Privilege doesn’t mean we get to sit by while others are hurting. Privilege doesn’t mean we get to point a finger at someone else and say they deserve what they have comin’ to ‘em because we simply don’t take the time to understand where they are coming from.
My mom, dad and stepmom went to college. Privilege. I grew up in a single-family home on a nice street in a good neighborhood. Privilege. I had my own room in which to do whatever I wanted. Privilege. I ate breakfast every day. Privilege. I went to a private university. Privilege. (Was I accepted in 1988 due to affirmative action? I don’t know. If I was, privilege.) I speak French. Privilege. I have traveled to Europe multiple times and lived in Europe.
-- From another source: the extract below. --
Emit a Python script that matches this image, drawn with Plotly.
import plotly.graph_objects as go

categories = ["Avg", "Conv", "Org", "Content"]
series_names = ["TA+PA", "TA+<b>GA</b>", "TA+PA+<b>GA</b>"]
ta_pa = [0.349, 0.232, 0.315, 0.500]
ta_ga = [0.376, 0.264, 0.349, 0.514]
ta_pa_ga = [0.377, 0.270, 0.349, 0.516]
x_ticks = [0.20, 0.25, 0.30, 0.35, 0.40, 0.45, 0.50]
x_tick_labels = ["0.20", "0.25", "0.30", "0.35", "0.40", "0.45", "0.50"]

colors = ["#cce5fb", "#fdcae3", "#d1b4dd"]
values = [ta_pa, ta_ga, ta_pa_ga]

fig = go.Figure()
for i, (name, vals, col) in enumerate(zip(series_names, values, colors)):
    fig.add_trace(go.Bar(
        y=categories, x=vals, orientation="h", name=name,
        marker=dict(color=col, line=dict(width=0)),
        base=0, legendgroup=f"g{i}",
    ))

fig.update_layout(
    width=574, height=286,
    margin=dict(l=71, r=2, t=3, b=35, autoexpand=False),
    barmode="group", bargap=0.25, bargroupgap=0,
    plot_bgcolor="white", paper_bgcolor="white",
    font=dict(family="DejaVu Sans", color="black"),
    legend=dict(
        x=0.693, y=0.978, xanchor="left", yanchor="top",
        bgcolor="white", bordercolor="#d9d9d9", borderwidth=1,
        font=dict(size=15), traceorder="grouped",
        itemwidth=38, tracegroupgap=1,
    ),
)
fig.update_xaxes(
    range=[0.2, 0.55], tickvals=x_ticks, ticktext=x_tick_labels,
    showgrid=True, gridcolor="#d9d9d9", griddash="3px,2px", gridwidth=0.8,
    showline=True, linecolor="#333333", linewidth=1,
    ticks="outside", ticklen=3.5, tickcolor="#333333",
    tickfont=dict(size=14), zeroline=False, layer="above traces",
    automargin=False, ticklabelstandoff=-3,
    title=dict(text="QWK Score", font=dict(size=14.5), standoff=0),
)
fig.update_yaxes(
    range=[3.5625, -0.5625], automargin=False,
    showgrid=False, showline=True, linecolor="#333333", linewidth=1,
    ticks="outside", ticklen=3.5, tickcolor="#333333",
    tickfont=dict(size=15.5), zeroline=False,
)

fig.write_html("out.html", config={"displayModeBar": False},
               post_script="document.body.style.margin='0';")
Privilege. I have no children. Sadness AND privilege. Do you see? Do you see what I am doing? I am acknowledging my privilege. It is uncomfortable. It makes me feel less than, like all I have and had I suddenly don’t deserve because I was somehow given it, when I know damn well I worked hard for I got.
I could not get a job after college. I hadn’t thought about it until now, but was it because of my name? Did someone look at my resume and say, “Ehhh, too Black. No thank you.” If my dad’s friend hadn’t hired me, I’d ‘a been screwed. PRIVILEGE.
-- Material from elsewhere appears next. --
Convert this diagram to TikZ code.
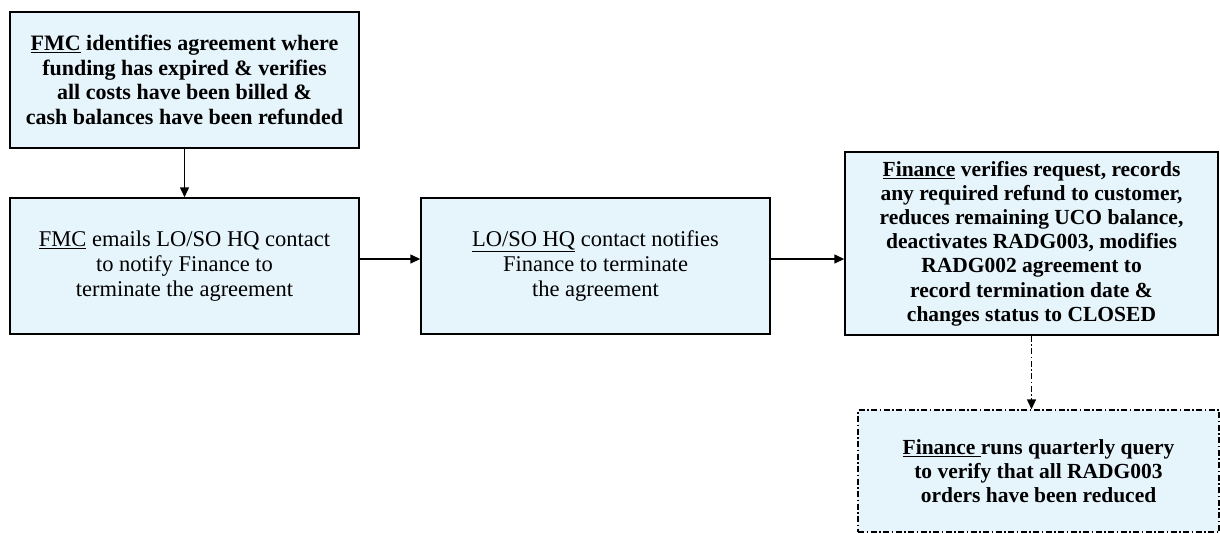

A lot of us need to do this exercise. And not for the result to then turn to your (one) brown friend with pity and remorse and say, “Ohhh, you poor person, you have been wronged.” NO, you don’t put your guilt onto that person, you own that shit and understand why you have what you have and why your brown friend doesn’t. That’s it.
And if you’re in non-brown skin but understand what it is like to be held down by your last name, or your teeth, or your weight, or ‘cause you say “ain’t” insteada “aren’t”, or because you didn’t get to go to college and nobody will hire you, or [fill in the blank], …then you know what it means to be left out. You know what it means to be shamed, to be made to feel less than, and to not have access to what you damn well know you deserve. You know what it means to not have. By the way, you are not any better than the other not-haver. Somebody’s always got more, and it does no good to keep putting the brown person below you so that you can feel better about how low you already are. We are all low. We have sunken to the level of the scraps the pigs don’t want. Notice I say we. We’re in this together. Now, more than ever.